The girls began eating their lunch and I was sitting for the first extended period this morning, reading an article.  It started quietly enough, but I could tell Mary was instructing Colette on something that would soon escalate into a fight.  Apparently Colette was pushing two 1/2 inch pieces of abandoned string from some project into Mary's territory.  Maybe Mary had already sent them Colette's way; I'm not sure, but for whatever childish reason, it was causing them both angst to have the strings close to their plates. I told the girls to leave the strings alone and to not talk about them anymore.  "Just eat your lunch," I commanded.  It's a simple enough request, isn't it?

But no.  Apparently there was some danger or threat or contagion exemplified in these strings and all methods of territorial protections were being taken, including heavy breathing so as to blow the strings away.  Mary, pretending to be non-chalantly resting her hand on the table, cupped her hand over the strings.  I'm not sure why this made her feel secure since the battle seemed all about getting as far away from the strings as possible (without, of course, doing something reasonable like taking them to the trash or changing seats) and now her skin was a mere centimeter away from coming into contact with that which she so greatly feared.  Her older and wiser sister saw the vulnerable position she had put herself in and took full advantage by placing her hand atop Mary's and then pressing downward.  This sent Mary into a flurry of tears and Colette assumed full innocence complete with wide eyes and the perplexed look that says, "I have no idea what her problem is!"

I lost it.  I mean, I really lost it.  Scary Mommy style; like neck veins bulging and eyes popping and teeth gritting.  It bubbled up out of me out of nowhere with no excuse of being tired or cranky or stressed, but just that I was blown away by the stupidity of the entire argument.
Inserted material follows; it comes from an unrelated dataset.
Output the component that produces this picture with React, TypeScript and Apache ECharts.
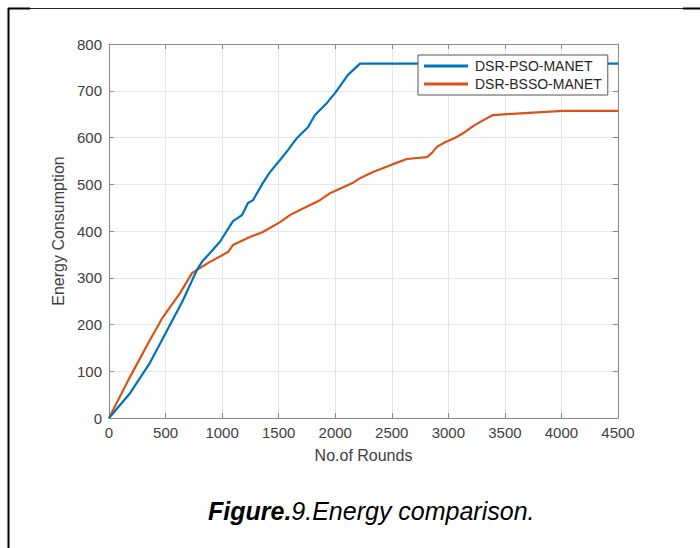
import React, { useEffect, useRef } from "react";
import * as echarts from "echarts";

const seriesNames = ["DSR-PSO-MANET", "DSR-BSSO-MANET"];

const psoRounds = [0, 186, 362, 539, 654, 778, 822, 893, 981, 1096, 1176, 1229, 1273, 1361, 1423, 1512, 1582, 1662, 1759, 1821, 1927, 1998, 2113, 2219, 4500];
const psoEnergy = [0, 53, 118, 199, 252, 317, 334, 353, 377, 421, 434, 460, 466, 503, 526, 552, 573, 599, 622, 648, 674, 695, 734, 758, 758];

const bssoRounds = [0, 186, 362, 477, 628, 734, 778, 893, 1052, 1096, 1246, 1361, 1512, 1600, 1688, 1865, 1954, 2157, 2219, 2334, 2511, 2634, 2811, 2855, 2899, 2970, 3058, 3129, 3235, 3394, 3518, 4013, 4500];
const bssoEnergy = [0, 88, 167, 216, 267, 310, 317, 334, 355, 370, 387, 398, 419, 434, 445, 466, 481, 503, 513, 526, 543, 554, 558, 567, 580, 590, 599, 609, 627, 648, 650, 657, 657];

const xTicks = { min: 0, max: 4500, interval: 500 };
const yTicks = { min: 0, max: 800, interval: 100 };

const FONT = "Liberation Sans, Arial, Helvetica, sans-serif";
const AXIS_COLOR = "#8a8a8a";
const LABEL_COLOR = "#404040";

export default function App() {
  const ref = useRef<HTMLDivElement>(null);
  useEffect(() => {
    if (!ref.current) return;
    const chart = echarts.init(ref.current, null, { renderer: "svg" });
    const pair = (xs: number[], ys: number[]) => xs.map((x, i) => [x, ys[i]]);
    const baseAxisLine = { show: true, onZero: false, lineStyle: { color: AXIS_COLOR, width: 1 } };
    const baseTick = { show: true, inside: true, length: 5, lineStyle: { color: AXIS_COLOR } };
    const plain = (v: number) => String(v);
    chart.setOption({
      animation: false,
      backgroundColor: "#ffffff",
      textStyle: { fontFamily: FONT },
      grid: { left: 109, top: 44, right: 82, bottom: 130, containLabel: false },
      legend: {
        orient: "vertical",
        left: 418,
        top: 55,
        padding: [3, 6, 3, 6],
        itemGap: 2,
        itemWidth: 44,
        itemHeight: 3,
        icon: "rect",
        backgroundColor: "#ffffff",
        borderColor: "#555555",
        borderWidth: 1,
        borderRadius: 0,
        textStyle: { fontFamily: FONT, fontSize: 14, color: "#262626", lineHeight: 16, padding: [0, 0, 0, 2] },
        data: seriesNames,
      },
      xAxis: [
        {
          type: "value",
          position: "bottom",
          min: xTicks.min,
          max: xTicks.max,
          interval: xTicks.interval,
          axisLine: baseAxisLine,
          axisTick: baseTick,
          axisLabel: { color: LABEL_COLOR, fontSize: 15, margin: 7, fontFamily: FONT, showMinLabel: true, showMaxLabel: true, formatter: plain },
          splitLine: { show: true, lineStyle: { color: "#e6e6e6", width: 1 } },
          name: "No.of Rounds",
          nameLocation: "middle",
          nameGap: 29,
          nameTextStyle: { color: LABEL_COLOR, fontSize: 16, fontFamily: FONT },
        },
        {
          type: "value",
          position: "top",
          min: xTicks.min,
          max: xTicks.max,
          interval: xTicks.interval,
          axisLine: baseAxisLine,
          axisTick: baseTick,
          axisLabel: { show: false },
          splitLine: { show: false },
        },
      ],
      yAxis: [
        {
          type: "value",
          position: "left",
          min: yTicks.min,
          max: yTicks.max,
          interval: yTicks.interval,
          axisLine: baseAxisLine,
          axisTick: baseTick,
          axisLabel: { color: LABEL_COLOR, fontSize: 15, margin: 7, fontFamily: FONT, showMinLabel: true, showMaxLabel: true, formatter: plain },
          splitLine: { show: true, lineStyle: { color: "#e6e6e6", width: 1 } },
          name: "Energy Consumption",
          nameLocation: "middle",
          nameGap: 42,
          nameRotate: 90,
          nameTextStyle: { color: LABEL_COLOR, fontSize: 16, fontFamily: FONT },
        },
        {
          type: "value",
          position: "right",
          min: yTicks.min,
          max: yTicks.max,
          interval: yTicks.interval,
          axisLine: baseAxisLine,
          axisTick: baseTick,
          axisLabel: { show: false },
          splitLine: { show: false },
        },
      ],
      series: [
        {
          name: seriesNames[0],
          type: "line",
          xAxisIndex: 0,
          yAxisIndex: 0,
          showSymbol: false,
          symbol: "none",
          color: "#0072BD",
          lineStyle: { color: "#0072BD", width: 2.2 },
          data: pair(psoRounds, psoEnergy),
          z: 3,
        },
        {
          name: seriesNames[1],
          type: "line",
          xAxisIndex: 0,
          yAxisIndex: 0,
          showSymbol: false,
          symbol: "none",
          color: "#D95319",
          lineStyle: { color: "#D95319", width: 2.2 },
          data: pair(bssoRounds, bssoEnergy),
          z: 2,
        },
      ],
      graphic: [
        { type: "line", shape: { x1: 8, y1: 8.5, x2: 700, y2: 8.5 }, style: { stroke: "#222", lineWidth: 1 }, silent: true },
        { type: "line", shape: { x1: 8, y1: 8.5, x2: 30, y2: 8.5 }, style: { stroke: "#000", lineWidth: 2 }, silent: true },
        { type: "line", shape: { x1: 683, y1: 8.5, x2: 700, y2: 8.5 }, style: { stroke: "#000", lineWidth: 2 }, silent: true },
        { type: "line", shape: { x1: 8.5, y1: 8, x2: 8.5, y2: 548 }, style: { stroke: "#000", lineWidth: 2 }, silent: true },
        {
          type: "text",
          left: 208,
          top: 498,
          style: {
            text: "{a|Figure.}{b|9.Energy comparison.}",
            rich: {
              a: { fontFamily: FONT, fontSize: 25, fontWeight: "bold", fontStyle: "italic", fill: "#000" },
              b: { fontFamily: FONT, fontSize: 25, fontStyle: "italic", fill: "#000" },
            },
          },
          silent: true,
        },
      ],
    });
    return () => chart.dispose();
  }, []);
  return (
    <div
      ref={ref}
      style={{ position: "fixed", left: 0, top: 0, width: 700, height: 548, background: "#fff" }}
    />
  );
}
I screamed about how stupid they were both behaving and we don't use that word so they jolted as I repeated it and told them it was warranted because that was exactly how they were acting.  I begged for understanding of what threat the strings posed without waiting for explanations.  I stomped my foot and demanded that the strings be immediately disposed of and threatened that if I heard one more sniffle or huff or argument regarding the TWO STUPID STRINGS that I would send them to individual rooms where they would spend the rest of their afternoon leaving me alone.  And then I gasped for breath after my tirade and called lunch to an end while the children scattered with their tails between their legs, leaving me to feel lousy as could be.

I sat on the floor in the corner of my kitchen contemplating how I allowed myself to completely lose my cool like that when I really wasn't in my usual vulnerable states that lead to lost temper- hungry, tired, stressed, cranky.  Everything had been going so well today.  I had spent the morning cleaning and was feeling rather accomplished, but as I sat on the floor that had been mopped only an hour before I got a close-up view of the grime that had been missed.  I thought the floor was clean, but it really wasn't clean at all.  There were crumbs wedged in corners, and fresh ones from lunch, and sticky spots that had just streaked from mopping instead of being removed.  From this point of view, up close, it didn't really look clean at all and I had been feeling pretty good about the work that I had done just a little bit ago.

Are you making the connection I did or should I paint it a little clearer for you?  I felt an awful lot like that floor in that moment of self-loathing.  From a distance, I can put on a pretty good appearance of being squeaky clean but when you get up close and personal, the view is really quite gross.  Oh, I do my regular housekeeping- church attendance; Check!, Bible study; Check!, Prayer; Check!, but sometimes... a lot of the times... it's like the mop-job I did that morning, just wiping over a surface that's hiding lots of buildup and needs a hands and knees kind of clean.

So this is my hands and knees kind of clean.  It's not an easy job to expose to you how easily I am angered and how quickly that sin comes to surface, but I can't be cleansed without exposing the dirt and grime crammed in the corners and hiding in the dark places.  It's these moments when I think I've got it all under control on my own, not in need of the prayer, that sin leaps to the surface.  I am a whitewashed tomb as Jesus described in Matthew 23:27, "Woe to you, teachers of the law and Pharisees, you hypocrites!  You are like whitewashed tombs, which look beautiful on the outside but on the inside are full of the bones of the dead and everything unclean."  I felt a lot like that, sitting on my dirty floor.  Just dead and rotting inside and spewing that rottenness at my children.

So I cried and confessed and hugged timid children, though it felt wrong to be allowed their embrace.  They are so forgiving.  Even more so is Our God.  I confess to you, because you might see a mom who "has it altogether," but it's often a whitewashed tomb concealing struggles and sin and rottenness and it's not fair to let you think otherwise.  No one ever has it altogether and is outside of the need of prayer and God's assistance in keeping a "clean home."  That's why Proverbs 28:13 promises, "He who covers his sins will not prosper, but the one who confesses and renounces them finds mercy."  Thank God there is mercy and grace, because I am so desperately in need of them.